During the riots in Wittenberg in 1521 and 1522 he had come across the ‘Zwickau Prophets’, who claimed to hold direct colloquies with the Holy Spirit, and who interpreted the Bible freely. Thomas Müntzer preached evangelical and seditious messages, and perished with the peasants in 1525. In 1527 and 1528 Melanchthon had a first-hand encounter with the Anabaptists in Thuringia. All these people seemed to claim some special access to the Holy Spirit or sacred knowledge, imposed arbitrary human interpretations on the Bible, and drew out radical messages of action which would have resulted in resisting or overturning the existing political order.

Melanchthon saw poor education and confusion of philosophy and theology as the root of the problem. And this is when he turned to Aristotelian philosophy for a solution to the problem of the evangelical radicals. He needed to establish the distinction between theological truths and truths attainable through human reason alone. He needed to establish proper ways of philosophical demonstration.

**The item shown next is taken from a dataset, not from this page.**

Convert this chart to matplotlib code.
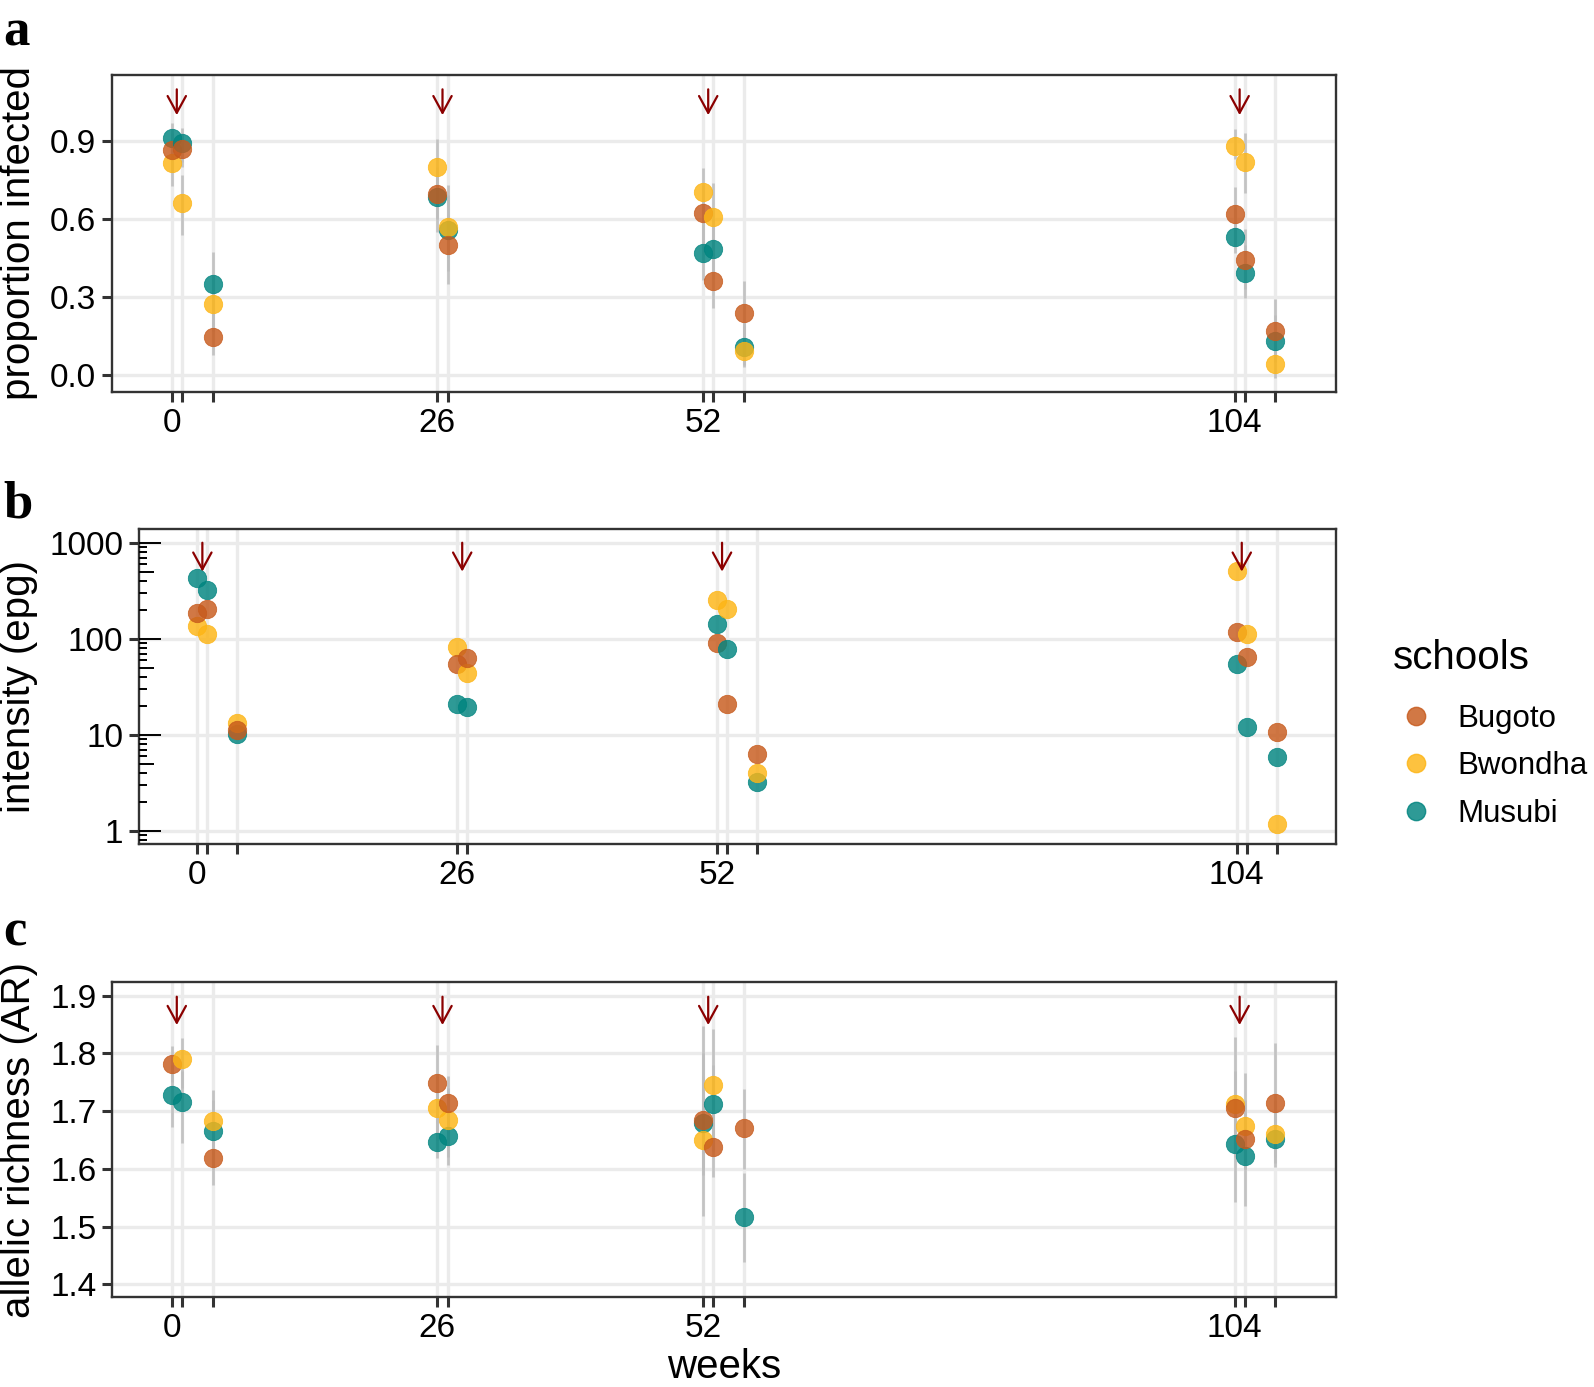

Above all, he needed to prove that everybody, both believers and unbelievers alike, had to obey civil authority.

To this end, Melanchthon was to find Aristotle's philosophy, especially his teleology, a powerful tool. Melanchthon's revaluation of philosophy and of Aristotelian philosophy was therefore not undertaken in defiance of Luther's programme for Reform. Rather, Melanchthon's was a reform of philosophy carried out in order to defend Luthers cause.

Sachiko Kusukawa, ‘Introduction’ in Philip Melanchthon, Orations on Philosophy and Education, ed. Sachiko Kusukawa, trans. Christine F. Salazar (Cambridge: Cambridge University Press, 1999), xvii.
 
In essence, Melanchthon's philosophy was Aristotelian in that he saw in Aristotle's works a coherent method of philosophising, whereas he found Plato's style of writing rather obscure and unhelpful …

Sachiko Kusukawa, ‘Introduction’ in Philip Melanchthon, Orations on Philosophy and Education, ed. Sachiko Kusukawa, trans. Christine F. Salazar (Cambridge: Cambridge University Press, 1999), xxii.